* [INPUT ROWS]:
__________________________________________________
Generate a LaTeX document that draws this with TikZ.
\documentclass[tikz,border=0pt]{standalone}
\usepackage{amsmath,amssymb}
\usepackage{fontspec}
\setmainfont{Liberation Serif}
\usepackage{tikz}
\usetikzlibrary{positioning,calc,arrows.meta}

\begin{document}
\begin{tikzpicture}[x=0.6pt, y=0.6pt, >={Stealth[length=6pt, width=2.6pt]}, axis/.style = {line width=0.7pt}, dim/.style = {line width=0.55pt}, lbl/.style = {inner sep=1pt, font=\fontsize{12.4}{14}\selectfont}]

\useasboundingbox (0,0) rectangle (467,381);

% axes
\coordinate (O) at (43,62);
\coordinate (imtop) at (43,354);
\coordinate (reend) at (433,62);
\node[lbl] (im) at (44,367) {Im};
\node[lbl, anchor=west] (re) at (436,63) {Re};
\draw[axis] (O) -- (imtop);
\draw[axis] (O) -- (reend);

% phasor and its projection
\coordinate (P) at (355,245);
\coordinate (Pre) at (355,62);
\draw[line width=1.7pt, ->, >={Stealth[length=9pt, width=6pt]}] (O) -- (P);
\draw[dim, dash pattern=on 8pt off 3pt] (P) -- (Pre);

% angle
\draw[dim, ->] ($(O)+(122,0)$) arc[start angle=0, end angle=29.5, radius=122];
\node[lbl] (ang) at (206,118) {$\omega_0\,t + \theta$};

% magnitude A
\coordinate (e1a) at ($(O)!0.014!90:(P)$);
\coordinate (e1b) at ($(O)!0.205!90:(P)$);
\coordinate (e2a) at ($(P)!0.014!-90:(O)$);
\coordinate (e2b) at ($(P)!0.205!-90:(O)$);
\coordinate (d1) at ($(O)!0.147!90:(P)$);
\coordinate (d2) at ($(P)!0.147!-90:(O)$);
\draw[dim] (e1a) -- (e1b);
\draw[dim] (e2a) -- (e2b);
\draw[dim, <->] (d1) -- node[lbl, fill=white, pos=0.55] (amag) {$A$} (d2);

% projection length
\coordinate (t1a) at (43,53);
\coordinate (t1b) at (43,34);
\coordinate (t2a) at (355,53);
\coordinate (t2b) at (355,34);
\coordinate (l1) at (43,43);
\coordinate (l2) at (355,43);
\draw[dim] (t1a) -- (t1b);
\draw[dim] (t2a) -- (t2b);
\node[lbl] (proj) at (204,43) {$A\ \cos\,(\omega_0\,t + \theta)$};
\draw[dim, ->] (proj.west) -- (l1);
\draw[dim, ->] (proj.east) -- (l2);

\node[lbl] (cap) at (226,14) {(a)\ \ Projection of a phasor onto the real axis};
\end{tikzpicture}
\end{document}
__________________________________________________
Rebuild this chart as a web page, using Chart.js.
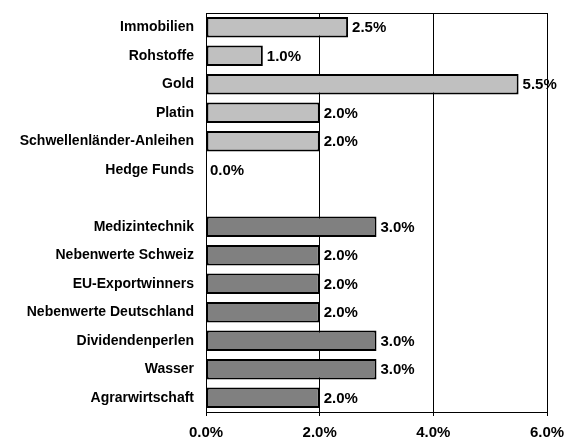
__________________________________________________
* [GOAL OF THE EXERCISE]: Everything from the line containing "Generate a LaTeX" down to the line containing "(0,0) rectangle (467,381);" should be repeated exactly, with both end lines kept and no other lines added.

* [SOLUTION FOR THIS EXERCISE]:
Generate a LaTeX document that draws this with TikZ.
\documentclass[tikz,border=0pt]{standalone}
\usepackage{amsmath,amssymb}
\usepackage{fontspec}
\setmainfont{Liberation Serif}
\usepackage{tikz}
\usetikzlibrary{positioning,calc,arrows.meta}

\begin{document}
\begin{tikzpicture}[x=0.6pt, y=0.6pt, >={Stealth[length=6pt, width=2.6pt]}, axis/.style = {line width=0.7pt}, dim/.style = {line width=0.55pt}, lbl/.style = {inner sep=1pt, font=\fontsize{12.4}{14}\selectfont}]

\useasboundingbox (0,0) rectangle (467,381);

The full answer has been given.